No, it’s fine. You explained it perfectly well. I know exactly what you mean.
The mirror analogy is a good one. It is certainly a routine for me and many others and yet I have still changed lanes without checking, then only realised afterwards.
I’ve been lucky…others aren’t. The reasons the mirrors don’t get checked is often because “something else” intervened and jogged me out of that routine.
Sounds trivial doesn’t it? and it is 99.9% of the time.
And yet the consequences of not checking my mirrors are massive, literally life-threatening…does that stop me, or every driver out there “forgetting” it every so often?
I never forget to check my mirrors when changing lanes, and if someone does change lanes without checking, and they cause an accident, they are liable.
How far can we take this “I forgot” thing. I once got a ticket driving home late at night after a long day at work. I was exhausted. On the way to my apartment at the time, there was a series of lights which blinked red at night, three in a row, then a fourth light which operated normally. The streets were quiet because it was late, and as I got to that stretch of lights, I noticed a police car behind me. I realized I had to be careful to do the stops right at the blinking reds (even though there were no other cars to be seen on any of thos roads), so I did it by the book – full stop. look both ways go, full stop, look both way, go. All four times. Only the fourth time the light wasn’t blinking it was solid. I’d gotten a brain lock and treated it like it was blinking. The cop lit me up and gave me a ticket.
Should it have been a legal excuse for me to say I just forgot the last light wasn’t blinking? Would that have worked with the judge? Would it have had any legal weight as a defense.
You have seen multiple posts highlighting the fact that “willful” is an element of criminal negligence. Failure to meet one of the elements of a crime means no crime has been committed.
You are asking for a cite that says forgetfulness is an excuse for a crime. However, excuses for crimes do not exist if there is no crime from which to be excused. You must first have a crime, by meeting all of its elements, before you can escape from that crime with an excuse.

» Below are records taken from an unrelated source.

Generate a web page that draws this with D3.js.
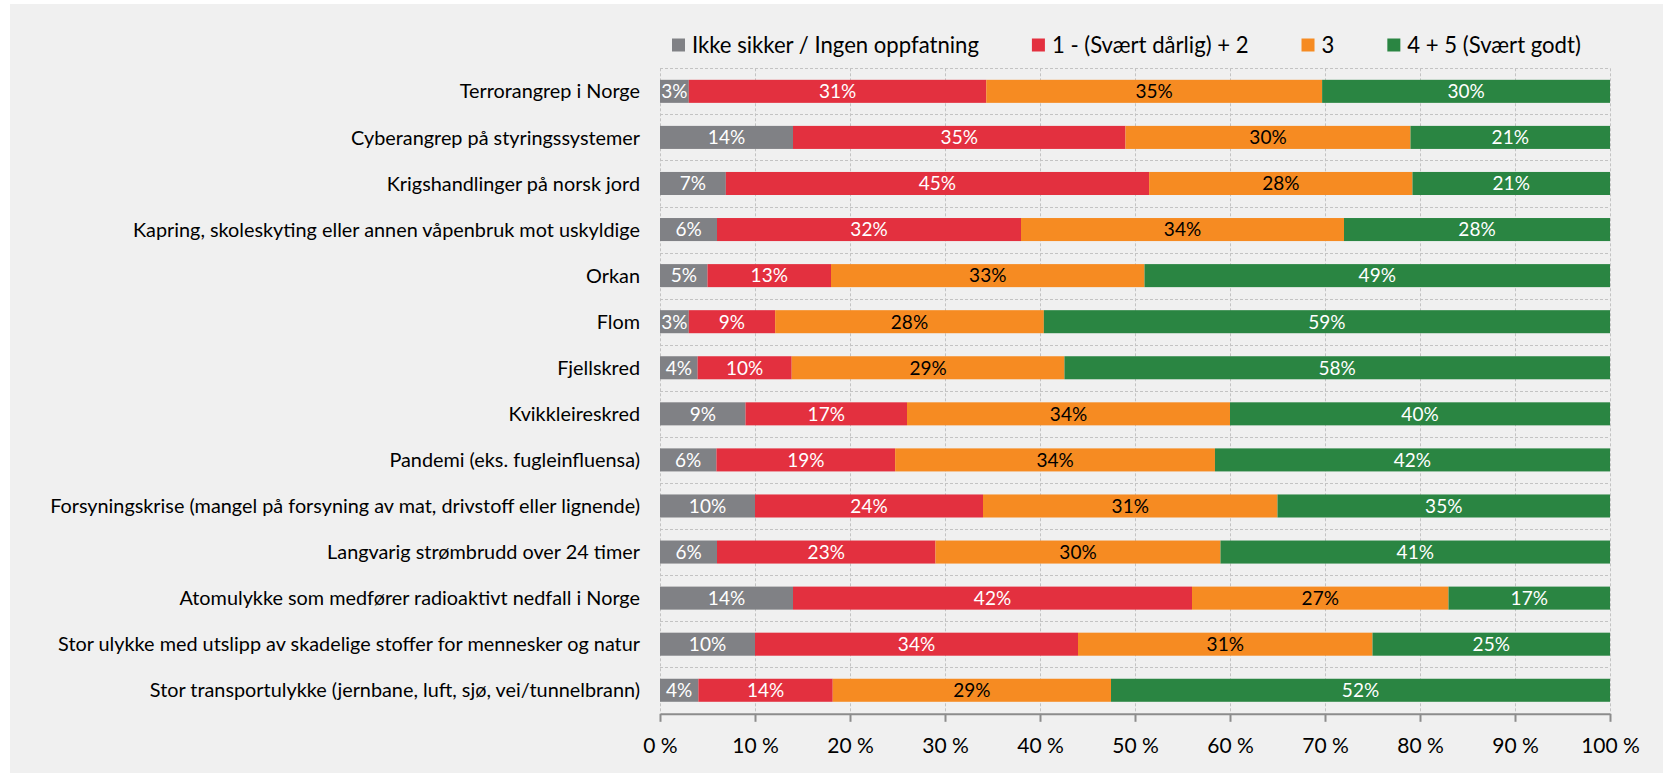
<!DOCTYPE html>
<html>
<head>
<meta charset="utf-8">
<script src="https://cdn.jsdelivr.net/npm/d3@7"></script>
<style>
  html, body { margin: 0; padding: 0; background: #ffffff; }
  svg { display: block; }
  text { font-family: Lato, "Open Sans", sans-serif; }
</style>
</head>
<body>
<svg id="chart" width="1663" height="773"></svg>
<script>
const categories = [
  "Terrorangrep i Norge",
  "Cyberangrep på styringssystemer",
  "Krigshandlinger på norsk jord",
  "Kapring, skoleskyting eller annen våpenbruk mot uskyldige",
  "Orkan",
  "Flom",
  "Fjellskred",
  "Kvikkleireskred",
  "Pandemi (eks. fugleinfluensa)",
  "Forsyningskrise (mangel på forsyning av mat, drivstoff eller lignende)",
  "Langvarig strømbrudd over 24 timer",
  "Atomulykke som medfører radioaktivt nedfall i Norge",
  "Stor ulykke med utslipp av skadelige stoffer for mennesker og natur",
  "Stor transportulykke (jernbane, luft, sjø, vei/tunnelbrann)"
];
const seriesNames = ["Ikke sikker / Ingen oppfatning", "1 - (Svært dårlig) + 2", "3", "4 + 5 (Svært godt)"];
const ikkeSikker = [3, 14, 7, 6, 5, 3, 4, 9, 6, 10, 6, 14, 10, 4];
const svaertDarlig = [31, 35, 45, 32, 13, 9, 10, 17, 19, 24, 23, 42, 34, 14];
const middels = [35, 30, 28, 34, 33, 28, 29, 34, 34, 31, 30, 27, 31, 29];
const svaertGodt = [30, 21, 21, 28, 49, 59, 58, 40, 42, 35, 41, 17, 25, 52];
const tickValues = [0, 10, 20, 30, 40, 50, 60, 70, 80, 90, 100];
const tickLabels = ["0 %", "10 %", "20 %", "30 %", "40 %", "50 %", "60 %", "70 %", "80 %", "90 %", "100 %"];

const colors = ["#808185", "#e3303f", "#f68b22", "#2a8542"];
const labelColors = ["#ffffff", "#ffffff", "#000000", "#ffffff"];

const keys = ["s0", "s1", "s2", "s3"];
const seriesArrays = [ikkeSikker, svaertDarlig, middels, svaertGodt];
const rows = categories.map((c, i) => {
  const r = { cat: c };
  keys.forEach((k, j) => r[k] = seriesArrays[j][i]);
  return r;
});

const svg = d3.select("#chart");
const W = 1663, H = 773;

// background panel
svg.append("rect").attr("x", 10).attr("y", 4).attr("width", W - 10).attr("height", H - 4).attr("fill", "#f0f0f0");

const pLeft = 660, pRight = 1610, pTop = 68.3, pBottom = 713.3;
const x = d3.scaleLinear().domain([0, 100]).range([pLeft, pRight]);
const y = d3.scaleBand().domain(categories).range([pTop, pBottom]).paddingInner(0.5).paddingOuter(0.25);

const stack = d3.stack().keys(keys).offset(d3.stackOffsetExpand);
const stacked = stack(rows);

// fit helper: scale font-size of a selection so that a sample text has the target width
function fit(sel, sample, target) {
  const fs = parseFloat(sample.attr("font-size"));
  const w = sample.node().getComputedTextLength();
  const nfs = fs * target / w;
  sel.attr("font-size", nfs);
  return nfs;
}

// gridlines
const grid = svg.append("g").attr("stroke", "#c3c3c3").attr("stroke-width", 1).attr("stroke-dasharray", "3,2").attr("fill", "none");
tickValues.forEach(v => {
  grid.append("line").attr("x1", Math.round(x(v)) + 0.5).attr("x2", Math.round(x(v)) + 0.5).attr("y1", pTop).attr("y2", pBottom);
});
categories.forEach((c, i) => {
  const yy = Math.round(pTop + i * y.step()) + 0.5;
  grid.append("line").attr("x1", pLeft).attr("x2", pRight).attr("y1", yy).attr("y2", yy);
});

// bars
const fmt = d3.format(".0f");
stacked.forEach((s, si) => {
  const g = svg.append("g");
  g.selectAll("rect").data(s).join("rect")
    .attr("x", d => x(d[0] * 100))
    .attr("width", d => x(d[1] * 100) - x(d[0] * 100))
    .attr("y", d => y(d.data.cat))
    .attr("height", y.bandwidth())
    .attr("fill", colors[si]);
  g.selectAll("text").data(s).join("text")
    .attr("class", "barlabel")
    .attr("x", d => (x(d[0] * 100) + x(d[1] * 100)) / 2)
    .attr("y", d => y(d.data.cat) + y.bandwidth() / 2)
    .attr("dy", "0.36em")
    .attr("text-anchor", "middle")
    .attr("fill", labelColors[si])
    .attr("font-size", 19)
    .text(d => fmt(d.data[s.key]) + "%");
});

// category labels
svg.append("g").selectAll("text").data(categories).join("text")
  .attr("class", "catlabel")
  .attr("x", 640)
  .attr("y", d => y(d) + y.bandwidth() / 2)
  .attr("dy", "0.36em")
  .attr("text-anchor", "end")
  .attr("font-size", 20)
  .attr("fill", "#000")
  .text(d => d);
fit(svg.selectAll(".catlabel"), svg.selectAll(".catlabel").filter(d => d.startsWith("Forsyningskrise")), 590);

// x axis
const axis = d3.axisBottom(x).tickValues(tickValues).tickFormat((d, i) => tickLabels[i]).tickSize(8).tickSizeOuter(0);
const ax = svg.append("g").attr("transform", `translate(0,${pBottom + 0.5})`).call(axis);
ax.select(".domain").attr("stroke", "#8c8c8c").attr("stroke-width", 2);
ax.selectAll(".tick line").attr("stroke", "#8c8c8c").attr("stroke-width", 2);
ax.selectAll(".tick text").attr("class", "ticklabel").attr("y", 32).attr("dy", "0.36em").attr("font-size", 21).attr("fill", "#000").attr("font-family", "Lato, 'Open Sans', sans-serif");

// legend
const legend = svg.append("g");
const legTexts = legend.selectAll("text").data(seriesNames).join("text")
  .attr("y", 45).attr("dy", "0.36em").attr("font-size", 20).attr("fill", "#000").text(d => d);
fit(legTexts, legTexts.filter((d, i) => i === 0), 287);
let lx = 672;
legTexts.each(function (n, i) {
  legend.append("rect").attr("x", lx).attr("y", 38.5).attr("width", 13).attr("height", 13).attr("fill", colors[i]);
  d3.select(this).attr("x", lx + 20);
  lx += 20 + this.getComputedTextLength() + 53;
});
</script>
</body>
</html>
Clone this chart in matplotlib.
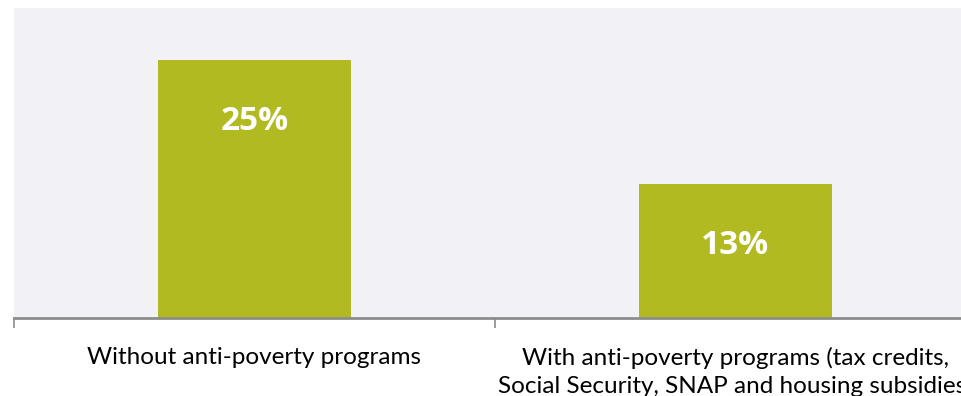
import matplotlib.pyplot as plt

categories = ['Without anti-poverty programs',
              'With anti-poverty programs (tax credits,\nSocial Security, SNAP and housing subsidies)']
poverty_rate = [25, 13]

plt.rcParams['font.family'] = ['Lato', 'DejaVu Sans']

fig = plt.figure(figsize=(9.61, 3.96), dpi=100)
ax = fig.add_axes([14 / 961, 78 / 396, 962 / 961, 310 / 396])
ax.set_facecolor('#f2f2f6')

x = range(len(categories))
bars = ax.bar(x, poverty_rate, width=0.4, color='#b2ba22')
for b, v in zip(bars, poverty_rate):
    ax.text(b.get_x() + b.get_width() / 2, v - 6.0, f'{v}%', ha='center', va='center',
            color='white', fontsize=24, fontweight='bold', family='Open Sans')

ax.set_xlim(-0.5, 1.5)
ax.set_ylim(0, 30)
ax.set_yticks([])
ax.set_xticks([-0.5, 0.5, 1.5])
ax.set_xticklabels([])
ax.set_xticks(list(x), categories, minor=True)
ax.tick_params(axis='x', which='major', length=7, width=1.2, color='#8c8c8c')
ax.tick_params(axis='x', which='minor', length=0, pad=21, labelsize=17.5)
for lbl in ax.get_xticklabels(minor=True):
    lbl.set_linespacing(1.3)
for s in ['top', 'right', 'left']:
    ax.spines[s].set_visible(False)
ax.spines['bottom'].set_color('#8c8c8c')
ax.spines['bottom'].set_linewidth(2)

fig.savefig('out.png', dpi=100)
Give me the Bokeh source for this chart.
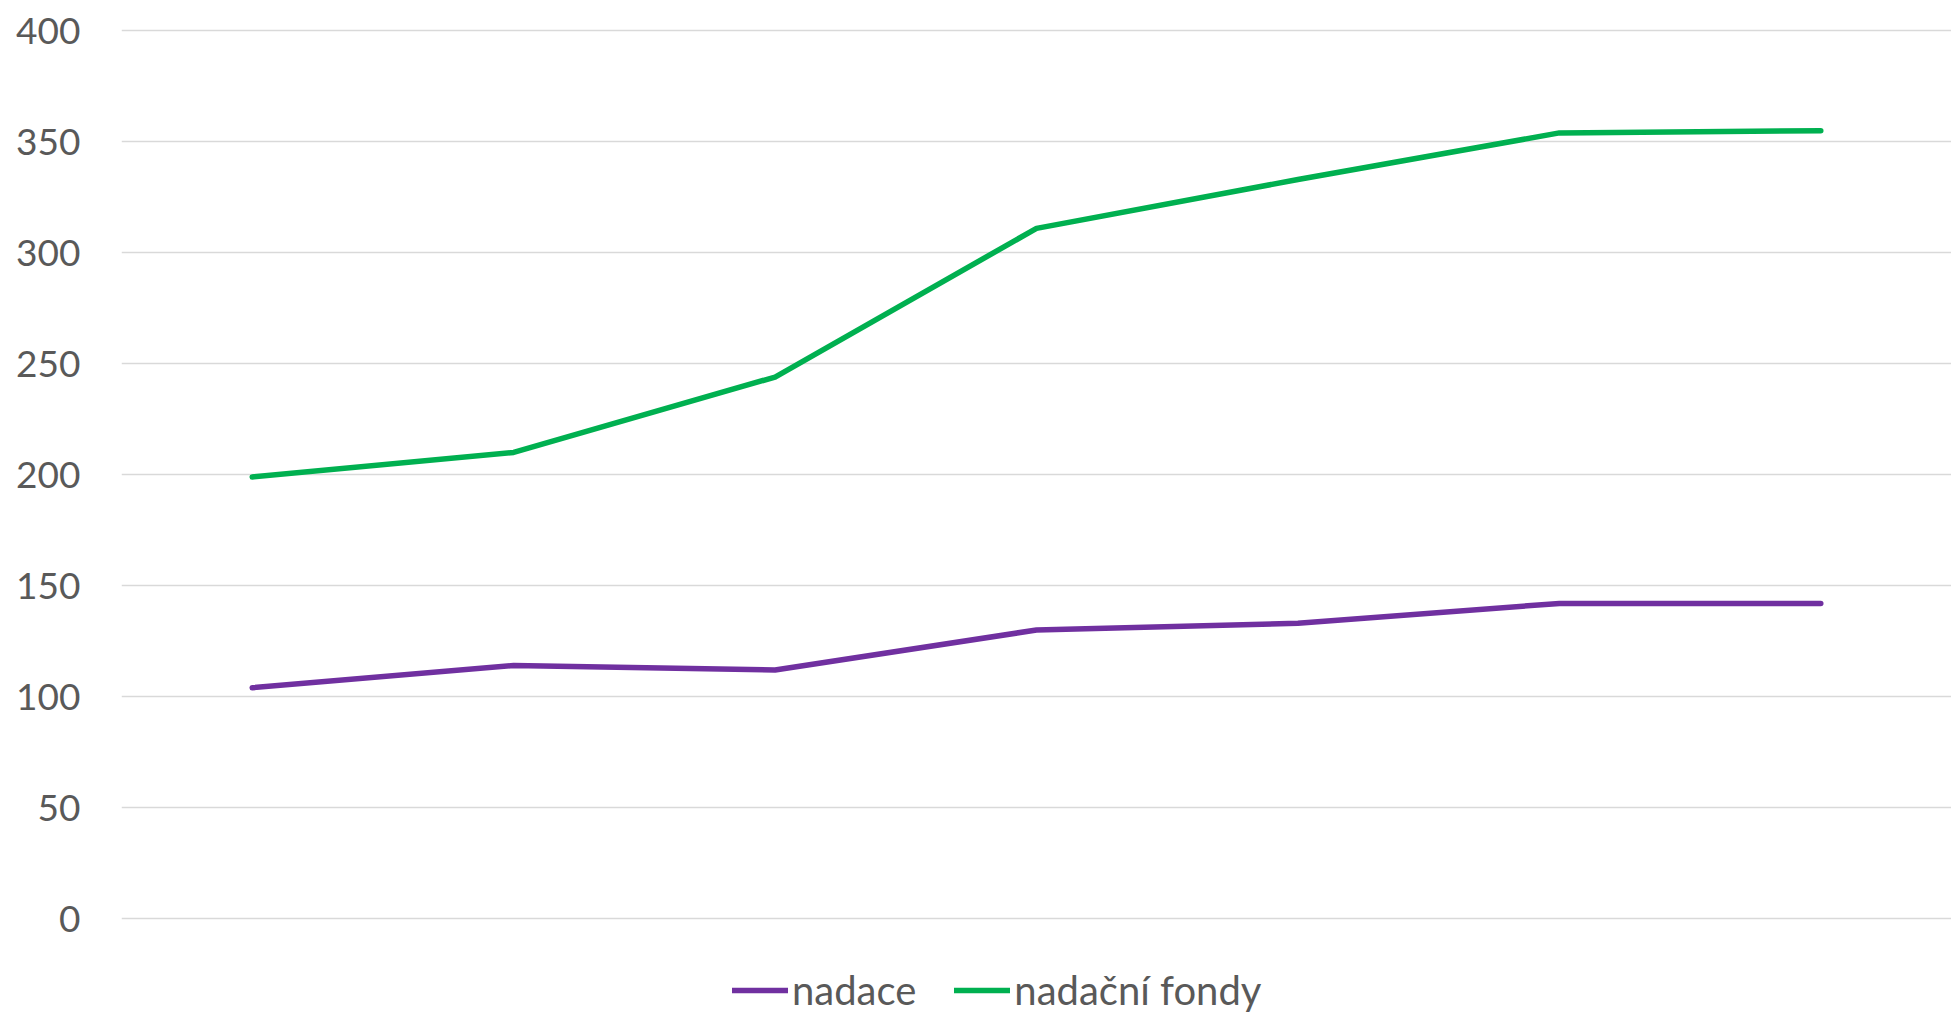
from bokeh.plotting import figure
from bokeh.models import Range1d, FixedTicker, Legend, LegendItem
from bokeh.embed import file_html
from bokeh.resources import INLINE

# data (no category labels are shown on the x axis)
points = [0, 1, 2, 3, 4, 5, 6]
nadace = [104, 114, 112, 130, 133, 142, 142]
nadacni_fondy = [199, 210, 244, 311, 333, 354, 355]
y_ticks = [0, 50, 100, 150, 200, 250, 300, 350, 400]
series_names = ["nadace", "nadační fondy"]

FONT = "Lato"
TEXT = "#595959"

# frame: y=0 at px 918, y=400 at px ~30; frame reaches page bottom so the legend sits inside it
p = figure(width=1951, height=1013, output_backend="svg", toolbar_location=None,
           x_range=Range1d(-0.5, 6.5), y_range=Range1d(-42.8, 401.5),
           x_axis_location=None,
           min_border_left=121, min_border_right=0, min_border_top=27,
           min_border_bottom=0)
p.outline_line_color = None
p.background_fill_color = "white"
p.border_fill_color = "white"
p.xgrid.visible = False

p.yaxis.ticker = FixedTicker(ticks=y_ticks)
p.yaxis.axis_line_color = None
p.yaxis.major_tick_line_color = None
p.yaxis.minor_tick_line_color = None
p.yaxis.major_tick_out = 0
p.yaxis.major_tick_in = 0
p.yaxis.major_label_standoff = 41
p.yaxis.major_label_text_font = FONT
p.yaxis.major_label_text_font_size = "37px"
p.yaxis.major_label_text_color = TEXT
p.ygrid.grid_line_color = "#D9D9D9"
p.ygrid.grid_line_width = 1.5

r1 = p.line(points, nadace, line_color="#7030A0", line_width=5.5, line_cap="round", line_join="round")
r2 = p.line(points, nadacni_fondy, line_color="#00B050", line_width=5.5, line_cap="round", line_join="round")

legend = Legend(items=[LegendItem(label=series_names[0], renderers=[r1]),
                       LegendItem(label=series_names[1], renderers=[r2])],
                orientation="horizontal", location=(611, -1),
                glyph_width=56, glyph_height=30, label_height=30, label_standoff=4, spacing=38,
                padding=0, margin=0, border_line_color=None,
                background_fill_alpha=0,
                label_text_font=FONT, label_text_font_size="40px",
                label_text_color=TEXT)
p.add_layout(legend, "center")

open("out.html", "w").write(file_html(p, INLINE))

Excuse and justification are two ways to negate a crime. I have provided cites and analysis showing there is no crime. So, before we continue, I ask you to provide a cite and analysis showing these facts make a crime. Until you prove there is a crime, we need not discuss theories of excuse and justification. The ball is in your court.
I agree that you are misguided if you equate completely forgetting a child to be the same sort of brain fart as if you left your salami and cheese sandwich in the car. Not the same, sorry. I may be forgetful but i will always remember that I have a child I am responsible for no matter where I am or what I am doing. No matter where she is or what she is doing, it is my responsibility not to forget her, not fail her in such a colossal way.
If you know the baby is in the car, then forgetting it is willful. For it not to be willful, you would have to have never had any knowledge that the kid was in the car, not just knew and “forgot.” I have seen no cite that it’s legal to bake a baby in a car if you say “I forgot.”
Well I don’t know what else to say.
As has been linked elsewhere, the best minds in the business will tell you that leaving a sandwich and a baby in the car can be caused by EXACTLY the same type of brain fart.
The importance of the baby may well put it further up your list of priorities and therefore LESS likely to forget it but, the mechanism is just the same.
Yours is a common response because…hey! it is scary to think otherwise isn’t it?
OK, rest well in the knowledge that it is unlikely to happen to you, it is very rare and maybe you are super vigilant and so are doing things to reduce the risks even further, good for you.
Doesn’t make you infallible, no-one is, being aware of that and acknowledging it actually makes you less susceptible.